As permaculture-, environmental-, or philanthropic-based tourism is becoming increasingly promoted by the media, I often feel like I am being sold an idea, experience, or even indulgence for my unsustainable lifestyle. If I want to have an ‘experience’, as a tourist, I want to be introduced to new thought patterns that challenge me to notice what I notice, such as how I have been trained to seek validation through institionalization. This provocation is what I believe is inherent to permaculture, and is why I find it tricky to adequately explain ‘permaculture’ to someone for the first time. Even defining permaculture can feel counter-intuitive and unsatisfying. Because permaculture can take time, skilled wordsmithing, and visual examples to explain, permaculture-theory is increasingly over simplified, redundant, or sensationalized when adopted by the mainstream media, especially in film. Often, when watching a permaculture film, I find myself feeling as if like I have seen it already. However, One Day, Everything Will Be Free, a feature-length permaculture documentary about Sadhana Forest Haiti, released in Spring 2013, is different.
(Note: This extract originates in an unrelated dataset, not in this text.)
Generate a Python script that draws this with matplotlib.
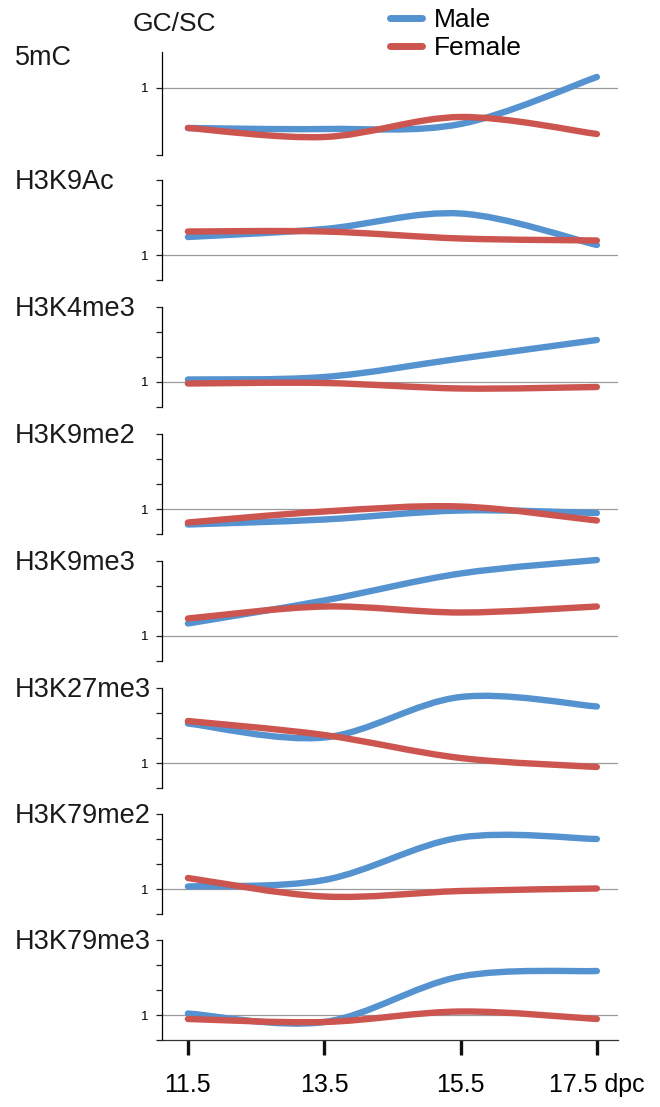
import numpy as np
import matplotlib
matplotlib.use("Agg")
import matplotlib.pyplot as plt
from matplotlib.path import Path
from matplotlib.patches import PathPatch
from matplotlib.lines import Line2D

plt.rcParams['font.family'] = ['Liberation Sans', 'DejaVu Sans']

# data: GC/SC ratio per histone mark, male vs female
days = [11.5, 13.5, 15.5, 17.5]
day_labels = ['11.5', '13.5', '15.5', '17.5 dpc']
marks = ['5mC', 'H3K9Ac', 'H3K4me3', 'H3K9me2', 'H3K9me3', 'H3K27me3', 'H3K79me2', 'H3K79me3']

male_5mc = [0.60, 0.59, 0.64, 1.11]
female_5mc = [0.60, 0.51, 0.71, 0.54]
male_h3k9ac = [1.36, 1.52, 1.83, 1.20]
female_h3k9ac = [1.47, 1.47, 1.33, 1.29]
male_h3k4me3 = [1.05, 1.10, 1.47, 1.84]
female_h3k4me3 = [0.97, 0.98, 0.87, 0.90]
male_h3k9me2 = [0.69, 0.79, 0.97, 0.92]
female_h3k9me2 = [0.73, 0.95, 1.05, 0.77]
male_h3k9me3 = [1.25, 1.71, 2.25, 2.52]
female_h3k9me3 = [1.35, 1.59, 1.47, 1.59]
male_h3k27me3 = [1.79, 1.51, 2.32, 2.13]
female_h3k27me3 = [1.84, 1.56, 1.10, 0.92]
male_h3k79me2 = [1.05, 1.18, 2.03, 2.00]
female_h3k79me2 = [1.22, 0.85, 0.96, 1.01]
male_h3k79me3 = [1.03, 0.86, 1.77, 1.88]
female_h3k79me3 = [0.92, 0.86, 1.07, 0.92]

male = [male_5mc, male_h3k9ac, male_h3k4me3, male_h3k9me2, male_h3k9me3,
        male_h3k27me3, male_h3k79me2, male_h3k79me3]
female = [female_5mc, female_h3k9ac, female_h3k4me3, female_h3k9me2, female_h3k9me3,
          female_h3k27me3, female_h3k79me2, female_h3k79me3]

BLUE = '#5592d0'
RED = '#cd5550'


def smooth_path(x, y):
    # excel-style smoothed line: bezier segments through the points
    pts = np.column_stack([x, y])
    n = len(pts)
    verts = [pts[0]]
    codes = [Path.MOVETO]
    for i in range(n - 1):
        p0 = pts[max(i - 1, 0)]
        p1 = pts[i]
        p2 = pts[i + 1]
        p3 = pts[min(i + 2, n - 1)]
        verts += [p1 + (p2 - p0) / 6, p2 - (p3 - p1) / 6, p2]
        codes += [Path.CURVE4] * 3
    return Path(verts, codes)


W, H = 660, 1107
fig = plt.figure(figsize=(W / 100, H / 100), dpi=100)

panel_px = [(52, 155), (180, 280), (307, 407), (434, 534),
            (561, 661), (688, 788), (814, 914), (940, 1040)]
left, right = 162, 618

for i, mark in enumerate(marks):
    top, bot = panel_px[i]
    ax = fig.add_axes([left / W, 1 - bot / H, (right - left) / W, (bot - top) / H])
    ax.set_xlim(11.12, 17.81)
    if i == 0:
        ax.set_ylim(0.33, 1.36)
        ax.set_yticks([0.33, 1], ['', '1'])
    else:
        ax.set_ylim(0.5, 2.5)
        ax.set_yticks([0.5, 1, 1.5, 2, 2.5], ['', '1', '', '', ''])
    ax.axhline(1, color='#9a9a9a', lw=0.9, zorder=1)

    for vals, col in [(male[i], BLUE), (female[i], RED)]:
        patch = PathPatch(smooth_path(days, vals), fill=False, edgecolor=col,
                          lw=4.6, capstyle='round', joinstyle='round', zorder=3,
                          clip_on=False)
        ax.add_patch(patch)

    for s in ['top', 'right']:
        ax.spines[s].set_visible(False)
    ax.spines['left'].set_linewidth(0.9)
    ax.tick_params(axis='y', direction='out', length=4, width=0.9, pad=6,
                   labelsize=9.5, color='#222222')
    if i == len(marks) - 1:
        ax.spines['bottom'].set_linewidth(0.9)
        ax.spines['bottom'].set_color('#333333')
        ax.set_xticks(days, day_labels)
        ax.tick_params(axis='x', direction='out', length=11, width=2.4,
                       pad=13, labelsize=18, color='#111111')
    else:
        ax.spines['bottom'].set_visible(False)
        ax.set_xticks([])

    ycen = 58 if i == 0 else top + 2
    fig.text(15 / W, 1 - ycen / H, mark, fontsize=19.5, va='center', ha='left',
             color='#1a1a1a')

fig.text(133 / W, 1 - 24 / H, 'GC/SC', fontsize=19, va='center', ha='left',
         color='#1a1a1a')

handles = [Line2D([], [], color=BLUE, lw=5, solid_capstyle='round'),
           Line2D([], [], color=RED, lw=5, solid_capstyle='round')]
fig.legend(handles, ['Male', 'Female'], loc='upper left',
           bbox_to_anchor=(390 / W, 1 - 8 / H), frameon=False, fontsize=19,
           handlelength=1.2, handletextpad=0.45, labelspacing=0.15,
           borderaxespad=0, borderpad=0)

fig.savefig('out.png', dpi=100)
When watching the film, I could not help but question my relationship to permaculture. It hinted at how in permaculture, we are faced with ambiguity: in crossing a threshold, letting go, embracing discipline, and belonging to an inclusive community committed to questioning the consequences of our actions. Filmed within a permaculture community, it features people who, as travelers, crossed into a threshold. In speaking with these community members, the film celebrates the ‘experience’ of permaculture and the awkwardness of experiencing something that untangles you and touches you deeply.
Having lived and worked with permaculture-focused intentional communities in the United States, Australia, and Thailand, I have grappled with how to come to terms with the implications of fully participating in these projects. As Aid Worker Permaculture Design Courses, and permaculture communities dependent on foreign volunteers in low-income countries, become increasingly prevalent, it has become apparent that there is an urgent need for mindful reflection on the social, cultural, and political dynamics of applied permaculture.
In One Day, Everything Will Be Free, filmmaker Joseph Redwood-Martinez explores what it means to belong and contribute to an ecological restoration project run by a utopian community of international volunteers living out an ironic love story with an area that is referred to locally as "the wasteland." Through a series of interviews with the people both in and outside of the Sadhana community, the film articulates the disorientation that comes with trying to define what a resilient permaculture aid project actually looks like.
One Day, Everything Will Be Free introduces us to the ambitious work being done at Sadhana Forest Haiti to actively reduce erosion and improve watersheds in Haiti. It is significant because it critically explores how Sadhana Forest can be a model of resiliency for international permaculture projects dependent on volunteer labor. The documentary supplements the logistical elements of what one would learn in a Permaculture Project Aid Worker Course by reflecting on what compels and unites the communities served by these projects in the first place.
Reflecting on the human condition, Redwood-Martinez ultimately asks how our identity and actions can be more sustainable and less reactive when coming from a culture consumed by the politics of recognition and instant-gratification. The documentary on Sadhana Forest Haiti prompts us to step back and understand how we perceive ourselves in relation to the other, the environment, community, and institutionalization. The film really breaks the surface of the taboos we all too often shuffle around when a member of the Sadhana Forest community unapologetically expresses his frustration at well-intententioned volunteers who come to save Haiti because “Haiti’s got it bad.” Stressing that “people are people, and people got it bad everywhere,” the community member elucidates how uncomplicated international aid can be if we are willing to let go of the nationalistic, condescending labels that exacerbate global inequity in the first place. And it is precisely in this letting go that the real work of Sadhana Forest Haiti is being done.
Furthermore, the film prompts us to view permaculture through a race/class/gender lens. For instance, confronting the prescribed roles of giver and recipient, in the film, a Sadhana community member expresses how “the judgment that goes into deciding that someone needs help is where help goes wrong.” Through such observers, the film provokes us to recognize the difference between a project that is genuinely seeking to be a part of a community and a project that is trying to save one.
A particularly powerful scene in the documentary shows the second-hand aid clothes that have inundated Haiti and now accumulates into massive piles that quite literally turn Haiti into a dumping site for thoughtless international aid. As a majority of the donated clothes are totally inappropriate for the tropical Carribean climate, it accumulates into piles around ad-hoc sorting facilities where local people try to extract the usable items prior to burning the majority of what is sent so as to not smother the area with the litter of second-hand clothing. In the documentary, we see how the permaculturalists at Sadhana Forest Haiti use this clothing to prevent soil erosion and build dams for water conservation, and we are invited to consider the ways in which Sadhana Forest Haiti uses permaculture as a critical tool to reexamine the gaps between the motivations and implications of giving aid.
With grace, the film reflects on the dynamics of an ecological restoration community with implications that will deeply inform the ongoing discussions of critical and timely issues faced by the larger international permaculture community today.